Perhaps the worse decision you can make on a solo hike is to change your route and decide to go in a different direction. If you have adhered to the advice up to this point, you have prepared for your hike, planned your route carefully, told someone where you were going, and told them when you would be back.

At this point, if you change your plans, you have essentially thrown all of this out the window and are putting yourself at unnecessary risk. Part of being on a solo hike that is so appealing is the exhilaration of pitting yourself against a challenge. Younger hikers are particularly drawn to this stimulus and are more prone to making rash, last-minute decisions to test their mettle and prove their ability.

There may be a valid reason for changing your route on day two of a three-day hike. In fact, it might be necessary. If you are forced to change course, your preparation in step 1 will hopefully have provided you with enough information to make a good decision. In most situations, though, changing your hike at the last minute or along the trail is ill-advised. Stick to your plan!

6. Monitor Your Progress.

If you planned your solo hike carefully and have a map with milestones and a timeline, then check it from time to time to make sure you are on pace. In the military, units moving through an area will have specific points on the route to make a radio call to signal their position and progress. You don’t have to be super-hardcore, but knowing where you are and updating your progress along the route will make it more difficult to get lost.

The other reason why it is important to monitor your progress while hiking alone is to give you information to assess your situation and make better decisions. If you are past due to arrive at a landmark on your map, then you can make adjustments on the fly to avoid hiking in the dark.

Essentially what you are doing is navigating. There is not enough space in this post to go into navigation, but the main point is that you need to monitor both where you are and when you arrived. If you continually do this, you can predict when you will arrive at the ap’s next point on the map. This will also make it easier to retrace your steps if you lose your route.

7. Assess Your Physical State.

Are you one hour into your ten-hour hike and have difficulty focusing on the trail? Your body gives you signals about your current physical state. Listen to them and react. If you are like me, then going on a hike is a challenge to conquer. “I will do this hike in less than two hours.” “I can get to the top of that peak before noon.” It can be hard to decide to slow down or even quit when you have set a goal.

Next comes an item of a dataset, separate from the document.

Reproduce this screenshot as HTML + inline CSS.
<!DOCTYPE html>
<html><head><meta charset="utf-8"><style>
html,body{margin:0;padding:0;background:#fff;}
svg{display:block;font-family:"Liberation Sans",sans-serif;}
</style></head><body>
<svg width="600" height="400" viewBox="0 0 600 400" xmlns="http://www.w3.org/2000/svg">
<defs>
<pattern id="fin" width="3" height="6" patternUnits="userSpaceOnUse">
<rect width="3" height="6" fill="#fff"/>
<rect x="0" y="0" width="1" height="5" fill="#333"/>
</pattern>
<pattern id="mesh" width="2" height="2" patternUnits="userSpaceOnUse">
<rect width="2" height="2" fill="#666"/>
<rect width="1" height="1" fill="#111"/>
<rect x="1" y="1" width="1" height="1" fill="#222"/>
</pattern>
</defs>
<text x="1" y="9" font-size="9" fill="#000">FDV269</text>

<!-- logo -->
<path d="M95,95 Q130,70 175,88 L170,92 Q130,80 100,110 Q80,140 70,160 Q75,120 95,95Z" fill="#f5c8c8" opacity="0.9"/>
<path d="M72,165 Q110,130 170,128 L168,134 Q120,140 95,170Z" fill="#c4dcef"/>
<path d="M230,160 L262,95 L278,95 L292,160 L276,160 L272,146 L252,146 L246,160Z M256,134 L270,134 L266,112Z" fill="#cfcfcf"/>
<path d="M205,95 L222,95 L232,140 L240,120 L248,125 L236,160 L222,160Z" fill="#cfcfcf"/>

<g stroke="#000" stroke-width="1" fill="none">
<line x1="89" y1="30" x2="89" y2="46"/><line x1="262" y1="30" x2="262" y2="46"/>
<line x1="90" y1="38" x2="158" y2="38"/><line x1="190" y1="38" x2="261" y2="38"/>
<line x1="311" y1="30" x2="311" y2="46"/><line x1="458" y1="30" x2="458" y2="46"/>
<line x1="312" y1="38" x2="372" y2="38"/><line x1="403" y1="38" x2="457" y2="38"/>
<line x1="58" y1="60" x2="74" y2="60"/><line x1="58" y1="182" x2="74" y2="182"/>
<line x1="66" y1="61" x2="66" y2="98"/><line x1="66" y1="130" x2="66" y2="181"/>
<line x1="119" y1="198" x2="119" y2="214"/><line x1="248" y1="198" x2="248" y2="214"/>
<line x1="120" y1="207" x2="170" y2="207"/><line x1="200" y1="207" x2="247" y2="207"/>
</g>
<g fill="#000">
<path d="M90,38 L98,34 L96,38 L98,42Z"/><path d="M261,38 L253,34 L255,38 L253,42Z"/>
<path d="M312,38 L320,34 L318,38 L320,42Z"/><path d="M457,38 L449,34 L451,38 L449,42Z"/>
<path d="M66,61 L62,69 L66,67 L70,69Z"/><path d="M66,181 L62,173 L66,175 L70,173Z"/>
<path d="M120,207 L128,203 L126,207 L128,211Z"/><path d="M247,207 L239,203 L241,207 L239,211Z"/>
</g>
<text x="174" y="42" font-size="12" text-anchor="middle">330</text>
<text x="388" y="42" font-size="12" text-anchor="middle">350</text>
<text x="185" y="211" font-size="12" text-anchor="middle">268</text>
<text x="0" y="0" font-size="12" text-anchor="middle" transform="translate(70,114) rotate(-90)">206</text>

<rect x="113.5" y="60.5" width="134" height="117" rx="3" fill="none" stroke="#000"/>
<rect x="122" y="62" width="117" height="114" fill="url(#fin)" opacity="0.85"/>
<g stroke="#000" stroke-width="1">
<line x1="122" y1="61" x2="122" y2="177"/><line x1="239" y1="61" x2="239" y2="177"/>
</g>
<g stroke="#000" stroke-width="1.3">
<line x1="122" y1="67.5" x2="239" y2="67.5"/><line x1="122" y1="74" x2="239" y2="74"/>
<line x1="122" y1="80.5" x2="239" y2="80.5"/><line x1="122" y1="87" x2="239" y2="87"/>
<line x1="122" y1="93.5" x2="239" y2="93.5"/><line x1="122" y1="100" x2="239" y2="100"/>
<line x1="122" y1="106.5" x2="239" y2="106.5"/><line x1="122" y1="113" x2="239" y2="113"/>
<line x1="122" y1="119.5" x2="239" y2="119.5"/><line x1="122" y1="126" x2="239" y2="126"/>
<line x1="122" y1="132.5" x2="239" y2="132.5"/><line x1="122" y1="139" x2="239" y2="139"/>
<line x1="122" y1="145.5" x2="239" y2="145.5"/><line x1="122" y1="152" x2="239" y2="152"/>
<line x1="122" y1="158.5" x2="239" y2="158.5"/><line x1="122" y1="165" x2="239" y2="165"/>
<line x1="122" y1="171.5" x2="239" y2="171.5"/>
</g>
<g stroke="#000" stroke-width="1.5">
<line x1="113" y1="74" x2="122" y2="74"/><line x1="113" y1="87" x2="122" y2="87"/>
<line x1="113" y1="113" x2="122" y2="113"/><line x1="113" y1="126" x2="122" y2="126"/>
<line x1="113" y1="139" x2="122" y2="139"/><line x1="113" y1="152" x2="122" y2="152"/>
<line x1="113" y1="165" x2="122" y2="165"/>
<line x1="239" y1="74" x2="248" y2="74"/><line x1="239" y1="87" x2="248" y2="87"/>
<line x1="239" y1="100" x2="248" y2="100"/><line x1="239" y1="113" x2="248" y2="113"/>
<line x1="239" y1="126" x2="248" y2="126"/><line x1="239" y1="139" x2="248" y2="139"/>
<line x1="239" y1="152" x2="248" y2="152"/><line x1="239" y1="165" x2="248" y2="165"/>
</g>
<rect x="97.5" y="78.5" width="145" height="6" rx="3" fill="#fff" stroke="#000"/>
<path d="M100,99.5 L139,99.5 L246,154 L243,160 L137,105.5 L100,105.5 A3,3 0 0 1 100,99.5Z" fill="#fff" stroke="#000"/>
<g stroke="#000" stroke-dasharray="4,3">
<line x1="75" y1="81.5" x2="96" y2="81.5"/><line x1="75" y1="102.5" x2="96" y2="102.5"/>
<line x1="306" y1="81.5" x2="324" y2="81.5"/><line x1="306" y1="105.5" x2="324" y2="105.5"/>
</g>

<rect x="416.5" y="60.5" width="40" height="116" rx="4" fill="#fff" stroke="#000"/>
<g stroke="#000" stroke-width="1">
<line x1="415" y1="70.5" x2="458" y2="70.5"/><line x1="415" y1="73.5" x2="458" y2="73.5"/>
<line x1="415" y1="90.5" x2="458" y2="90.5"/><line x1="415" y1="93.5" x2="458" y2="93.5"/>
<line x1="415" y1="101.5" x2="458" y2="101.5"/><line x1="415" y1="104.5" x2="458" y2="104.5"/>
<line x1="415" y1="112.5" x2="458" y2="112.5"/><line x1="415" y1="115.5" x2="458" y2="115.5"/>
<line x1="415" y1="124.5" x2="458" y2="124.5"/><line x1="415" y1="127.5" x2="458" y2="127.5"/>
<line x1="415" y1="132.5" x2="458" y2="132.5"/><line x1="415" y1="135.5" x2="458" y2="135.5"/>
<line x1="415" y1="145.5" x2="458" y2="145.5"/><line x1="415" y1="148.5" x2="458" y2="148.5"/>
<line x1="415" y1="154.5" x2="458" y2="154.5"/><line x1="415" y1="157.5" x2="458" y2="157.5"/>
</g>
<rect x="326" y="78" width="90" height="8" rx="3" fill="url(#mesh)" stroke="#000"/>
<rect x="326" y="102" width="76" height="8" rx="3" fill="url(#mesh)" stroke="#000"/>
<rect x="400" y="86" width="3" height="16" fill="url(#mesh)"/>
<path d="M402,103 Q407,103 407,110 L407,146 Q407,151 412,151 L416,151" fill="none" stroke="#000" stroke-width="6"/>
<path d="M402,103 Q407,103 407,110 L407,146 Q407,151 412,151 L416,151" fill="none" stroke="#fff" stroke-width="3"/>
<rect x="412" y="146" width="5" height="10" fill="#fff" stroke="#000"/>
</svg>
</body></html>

When you are hiking alone, you need to be very in tune with your body. By their very nature, some conditions are difficult to recognize in ourselves and can be deadly because of this. Dehydration, hypothermia, exhaustion, all of these can come over you while hiking and send your body into a tailspin that can become very dangerous if you are hiking alone.

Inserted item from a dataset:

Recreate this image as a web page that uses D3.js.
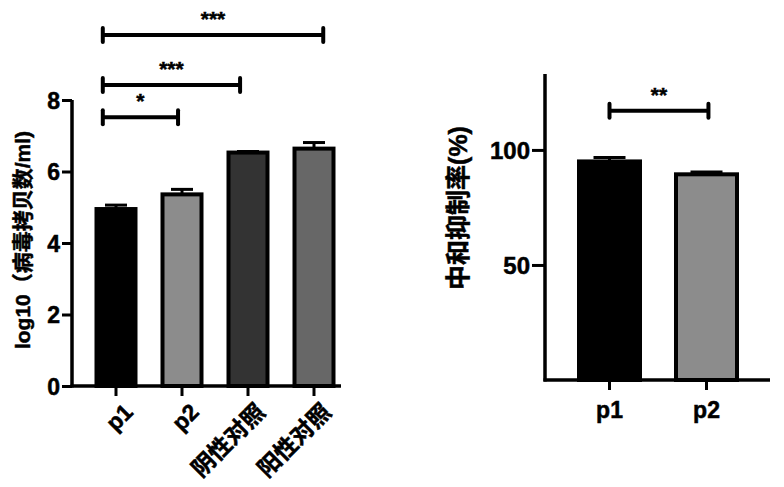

You need to listen to what your body is telling you and make adjustments. Drink more water. Drink less water. Breathe more deeply. Take shorter steps. Take a break. Eat a power bar. Change your socks. Quicken your pace. Every situation is unique.

The most important thing you can do to stay safe while hiking alone is to remain calm. If you feel weird, then stop and focus on what your body is telling you. If you lose the trail, then stop, focus on your surroundings, and think about where you have been.

8. Be Aware of Your Surroundings.

Anyone that has hiked alone in an area with large predators knows what this feels like. If other wilderness inhabitants such as bears or mountain lions can overpower you, you need to be very aware of your surroundings.

In the Gifford Pinchot National Forest, I researched the Northern Goshawk in the summer of 1992. I saw a few black bears and some wolves. After those encounters, you bet I was more vigilant about my surroundings and where I was headed.

However, even if you are hiking on an urban trail with intermittent stands of trees you need to be even more aware of your surroundings if you are alone. People can be more dangerous than apex predators.

Hiking trails can present sudden dangers that are not well marked. One time on Hamilton Mountain in the Columbia River Gorge, I crested a small trail at a jog. I was 10 years old and did not notice until the last second that the path ended above a sheer cliff that would have ended my hiking career forever.

9. Identify Your Point of No Return.

On your map of the route, you should have a large note indicating any points of no return where backtracking would take longer than just proceeding ahead with your plan. The psychology here is similar to assessing your physical state and deciding to forge ahead or quit. These are often the decisions that get folks into trouble.

Knowing at which point you reach a point of no return is important on a solo hike. It is a moment where you should stop and assess your situation before moving on. When Matt and I found ourselves in 18-inch snow at the top of the ski resort in Bavaria, we were way past our point of no return, but we both wanted to quit.

Quit before you find yourself in a situation that is either very uncomfortable or very dangerous. You can come back and try the hike again next month.

10. Know When to Change Your Plan.

Of all these tips for staying safe while hiking alone, this one is perhaps the most difficult. If you have a well-marked map with your route and a timeline on it, then it will be a rare occasion when you would need to deviate from it. If you change your plan, your friends may not know where to look for you if you don’t check-in at the prearranged time or place.

When would you ever change your plan while hiking alone? There a thousand reasons or more why you might need to change your route, but for the most part, you would only do this if your health and well-being were at stake.

It might be easier to explain why you would not change your route while hiking alone. You don’t change your route because you see something interesting in the distance. The beautiful rocky outcropping, the waterfall, the herd of elk in a distance meadow – all of these are potential attractions that can pull you so far off course that you are essentially on a new hike.

Your experience in the wilderness and your familiarity with the route will determine how much tolerance you have for deviating from the course you have planned on your map.

Hiking alone is a worthwhile experience. Standing on top of a mountain by yourself is a spiritual experience worth the risk and effort. Go out there and get dusty on a trail, just be sure to be safe.